■ DESCRIPTION OF THE TASK
Copy exactly the lines that run from the top of the listing to the line containing "0.72, 0.75, 0.781, 0.82, 0.86, 0.9, 0.9375, 0.97, 1.0];", both ends included, and omit the pictures.

■ GIVEN INFORMATION
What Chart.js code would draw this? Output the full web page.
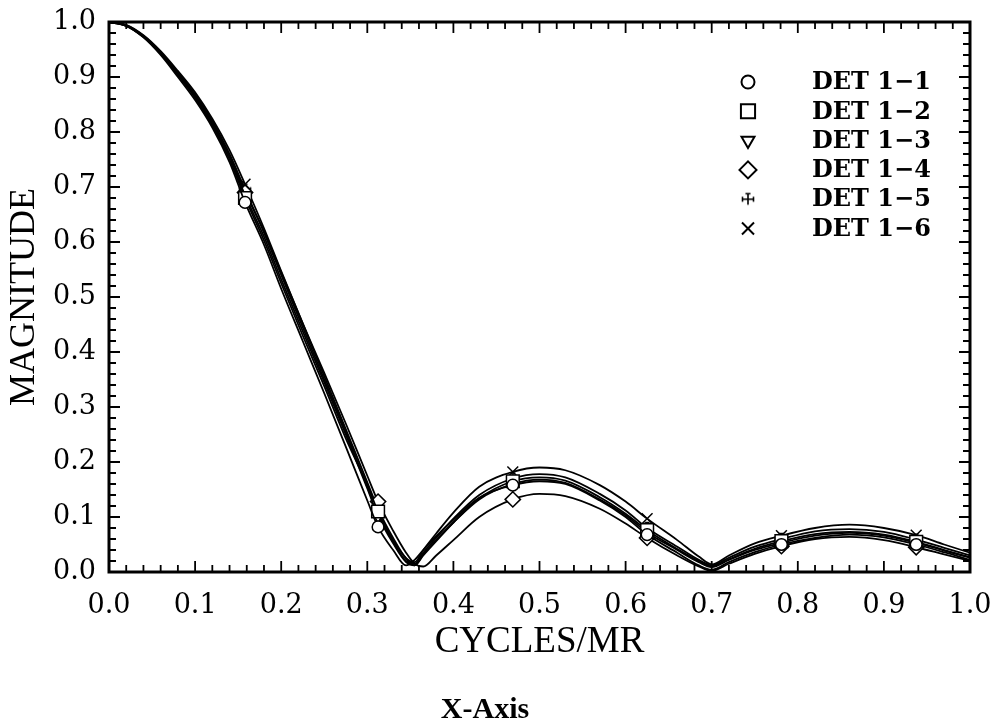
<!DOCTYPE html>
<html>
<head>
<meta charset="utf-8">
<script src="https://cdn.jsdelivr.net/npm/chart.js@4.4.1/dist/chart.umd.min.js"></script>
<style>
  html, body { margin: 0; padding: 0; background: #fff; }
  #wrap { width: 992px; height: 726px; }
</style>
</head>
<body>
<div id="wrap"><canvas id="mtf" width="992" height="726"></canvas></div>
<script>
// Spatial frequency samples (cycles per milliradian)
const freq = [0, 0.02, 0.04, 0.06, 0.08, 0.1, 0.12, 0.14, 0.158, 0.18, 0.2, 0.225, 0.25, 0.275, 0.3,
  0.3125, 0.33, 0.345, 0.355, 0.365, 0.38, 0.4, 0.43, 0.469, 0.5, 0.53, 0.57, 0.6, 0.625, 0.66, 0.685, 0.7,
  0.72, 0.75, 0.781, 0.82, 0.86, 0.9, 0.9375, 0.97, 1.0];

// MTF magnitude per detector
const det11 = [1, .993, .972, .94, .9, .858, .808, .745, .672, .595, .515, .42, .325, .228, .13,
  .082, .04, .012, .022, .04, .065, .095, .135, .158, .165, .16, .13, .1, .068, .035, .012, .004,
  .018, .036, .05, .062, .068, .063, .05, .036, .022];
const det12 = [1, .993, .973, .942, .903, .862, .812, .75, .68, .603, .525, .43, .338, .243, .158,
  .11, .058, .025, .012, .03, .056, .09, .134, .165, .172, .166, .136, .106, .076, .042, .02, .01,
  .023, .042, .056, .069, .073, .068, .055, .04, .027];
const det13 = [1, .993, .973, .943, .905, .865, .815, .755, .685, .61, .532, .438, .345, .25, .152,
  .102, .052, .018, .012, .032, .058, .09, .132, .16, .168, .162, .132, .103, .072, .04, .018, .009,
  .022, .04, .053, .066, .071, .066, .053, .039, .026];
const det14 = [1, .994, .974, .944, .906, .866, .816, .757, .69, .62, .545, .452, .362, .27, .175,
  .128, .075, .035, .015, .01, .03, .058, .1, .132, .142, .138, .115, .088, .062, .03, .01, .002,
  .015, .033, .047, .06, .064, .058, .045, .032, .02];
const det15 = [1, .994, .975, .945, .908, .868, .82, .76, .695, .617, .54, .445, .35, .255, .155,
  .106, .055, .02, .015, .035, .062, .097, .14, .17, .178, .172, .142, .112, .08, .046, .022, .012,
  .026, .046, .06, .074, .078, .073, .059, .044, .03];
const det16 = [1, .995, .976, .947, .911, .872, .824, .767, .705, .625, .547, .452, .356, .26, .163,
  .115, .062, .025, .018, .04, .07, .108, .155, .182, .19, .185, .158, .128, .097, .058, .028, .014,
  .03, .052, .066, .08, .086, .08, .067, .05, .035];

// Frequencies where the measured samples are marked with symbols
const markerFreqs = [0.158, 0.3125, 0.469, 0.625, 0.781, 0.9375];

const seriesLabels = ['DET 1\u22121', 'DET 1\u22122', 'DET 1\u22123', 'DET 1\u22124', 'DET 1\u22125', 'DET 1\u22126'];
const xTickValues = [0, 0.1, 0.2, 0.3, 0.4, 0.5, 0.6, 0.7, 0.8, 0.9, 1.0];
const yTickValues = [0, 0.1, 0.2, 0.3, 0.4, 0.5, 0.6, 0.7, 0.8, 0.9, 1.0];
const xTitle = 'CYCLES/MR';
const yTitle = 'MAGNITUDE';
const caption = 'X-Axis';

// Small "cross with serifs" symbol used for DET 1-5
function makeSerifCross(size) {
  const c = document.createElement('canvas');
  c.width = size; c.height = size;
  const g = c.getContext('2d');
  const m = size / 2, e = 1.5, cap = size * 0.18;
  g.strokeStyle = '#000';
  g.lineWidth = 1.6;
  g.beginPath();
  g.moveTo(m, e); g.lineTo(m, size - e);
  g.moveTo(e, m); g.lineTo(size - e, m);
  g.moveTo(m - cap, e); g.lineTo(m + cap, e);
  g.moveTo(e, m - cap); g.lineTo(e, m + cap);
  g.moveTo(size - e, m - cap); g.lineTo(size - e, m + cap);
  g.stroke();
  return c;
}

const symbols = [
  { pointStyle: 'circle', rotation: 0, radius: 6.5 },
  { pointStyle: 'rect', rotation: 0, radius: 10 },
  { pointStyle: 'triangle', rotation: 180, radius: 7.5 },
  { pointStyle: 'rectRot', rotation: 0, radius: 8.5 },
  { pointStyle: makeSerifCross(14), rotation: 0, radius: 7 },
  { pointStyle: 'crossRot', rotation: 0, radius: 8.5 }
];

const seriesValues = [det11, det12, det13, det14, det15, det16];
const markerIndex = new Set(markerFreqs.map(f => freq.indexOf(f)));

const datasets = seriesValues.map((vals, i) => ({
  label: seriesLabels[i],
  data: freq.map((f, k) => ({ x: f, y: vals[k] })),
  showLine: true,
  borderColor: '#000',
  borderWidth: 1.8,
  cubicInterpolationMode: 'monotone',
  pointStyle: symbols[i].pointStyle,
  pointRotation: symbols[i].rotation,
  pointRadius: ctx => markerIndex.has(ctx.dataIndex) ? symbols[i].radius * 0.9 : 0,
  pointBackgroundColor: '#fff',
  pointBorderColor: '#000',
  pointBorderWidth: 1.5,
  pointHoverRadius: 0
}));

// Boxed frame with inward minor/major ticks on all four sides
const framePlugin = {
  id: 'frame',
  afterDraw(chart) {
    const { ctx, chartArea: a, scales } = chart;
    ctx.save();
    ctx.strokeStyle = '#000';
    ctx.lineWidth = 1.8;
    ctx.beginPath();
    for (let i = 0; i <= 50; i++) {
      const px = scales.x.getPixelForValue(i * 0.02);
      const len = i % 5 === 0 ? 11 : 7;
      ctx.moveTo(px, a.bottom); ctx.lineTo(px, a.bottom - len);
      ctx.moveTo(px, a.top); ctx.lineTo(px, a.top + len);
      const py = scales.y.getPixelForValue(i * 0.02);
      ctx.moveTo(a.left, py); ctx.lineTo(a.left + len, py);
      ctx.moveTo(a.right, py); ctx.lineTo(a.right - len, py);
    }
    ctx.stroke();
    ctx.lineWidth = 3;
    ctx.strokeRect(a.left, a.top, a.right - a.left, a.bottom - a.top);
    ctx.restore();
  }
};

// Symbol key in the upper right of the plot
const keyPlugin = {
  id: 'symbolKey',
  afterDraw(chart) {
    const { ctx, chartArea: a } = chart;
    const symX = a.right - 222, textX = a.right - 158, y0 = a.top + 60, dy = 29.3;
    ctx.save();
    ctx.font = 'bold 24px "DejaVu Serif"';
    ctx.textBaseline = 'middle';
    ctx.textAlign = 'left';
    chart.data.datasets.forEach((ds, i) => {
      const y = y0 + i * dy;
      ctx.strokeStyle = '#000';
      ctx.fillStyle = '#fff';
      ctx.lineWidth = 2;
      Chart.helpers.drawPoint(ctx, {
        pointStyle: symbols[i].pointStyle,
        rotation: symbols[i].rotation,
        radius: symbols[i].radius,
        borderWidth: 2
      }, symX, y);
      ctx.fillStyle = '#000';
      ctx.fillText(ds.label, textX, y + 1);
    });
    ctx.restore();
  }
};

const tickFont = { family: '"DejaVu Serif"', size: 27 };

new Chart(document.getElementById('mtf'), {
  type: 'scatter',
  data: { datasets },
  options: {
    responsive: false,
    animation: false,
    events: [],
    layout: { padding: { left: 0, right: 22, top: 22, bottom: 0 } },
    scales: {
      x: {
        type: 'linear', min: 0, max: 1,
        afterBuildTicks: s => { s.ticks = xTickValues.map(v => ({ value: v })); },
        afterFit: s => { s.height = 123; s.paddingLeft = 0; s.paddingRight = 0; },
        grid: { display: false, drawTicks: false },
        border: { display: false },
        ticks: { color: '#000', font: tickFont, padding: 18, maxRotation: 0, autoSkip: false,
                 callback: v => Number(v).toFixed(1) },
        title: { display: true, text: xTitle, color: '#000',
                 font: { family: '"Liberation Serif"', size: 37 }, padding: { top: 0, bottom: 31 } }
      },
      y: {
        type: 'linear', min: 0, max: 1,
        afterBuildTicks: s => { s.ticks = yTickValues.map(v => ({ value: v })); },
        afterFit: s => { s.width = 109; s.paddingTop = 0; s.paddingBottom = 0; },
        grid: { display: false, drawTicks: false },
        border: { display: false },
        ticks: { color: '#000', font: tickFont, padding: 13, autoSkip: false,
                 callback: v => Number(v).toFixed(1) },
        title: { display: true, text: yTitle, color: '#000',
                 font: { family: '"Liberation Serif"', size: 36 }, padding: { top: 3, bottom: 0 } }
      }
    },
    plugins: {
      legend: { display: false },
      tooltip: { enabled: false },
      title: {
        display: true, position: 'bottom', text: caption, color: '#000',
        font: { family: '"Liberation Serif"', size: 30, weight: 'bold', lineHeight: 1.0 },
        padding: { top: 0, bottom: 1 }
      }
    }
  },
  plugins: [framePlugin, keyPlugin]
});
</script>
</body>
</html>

■ RESPONSE TO THE TASK
What Chart.js code would draw this? Output the full web page.
<!DOCTYPE html>
<html>
<head>
<meta charset="utf-8">
<script src="https://cdn.jsdelivr.net/npm/chart.js@4.4.1/dist/chart.umd.min.js"></script>
<style>
  html, body { margin: 0; padding: 0; background: #fff; }
  #wrap { width: 992px; height: 726px; }
</style>
</head>
<body>
<div id="wrap"><canvas id="mtf" width="992" height="726"></canvas></div>
<script>
// Spatial frequency samples (cycles per milliradian)
const freq = [0, 0.02, 0.04, 0.06, 0.08, 0.1, 0.12, 0.14, 0.158, 0.18, 0.2, 0.225, 0.25, 0.275, 0.3,
  0.3125, 0.33, 0.345, 0.355, 0.365, 0.38, 0.4, 0.43, 0.469, 0.5, 0.53, 0.57, 0.6, 0.625, 0.66, 0.685, 0.7,
  0.72, 0.75, 0.781, 0.82, 0.86, 0.9, 0.9375, 0.97, 1.0];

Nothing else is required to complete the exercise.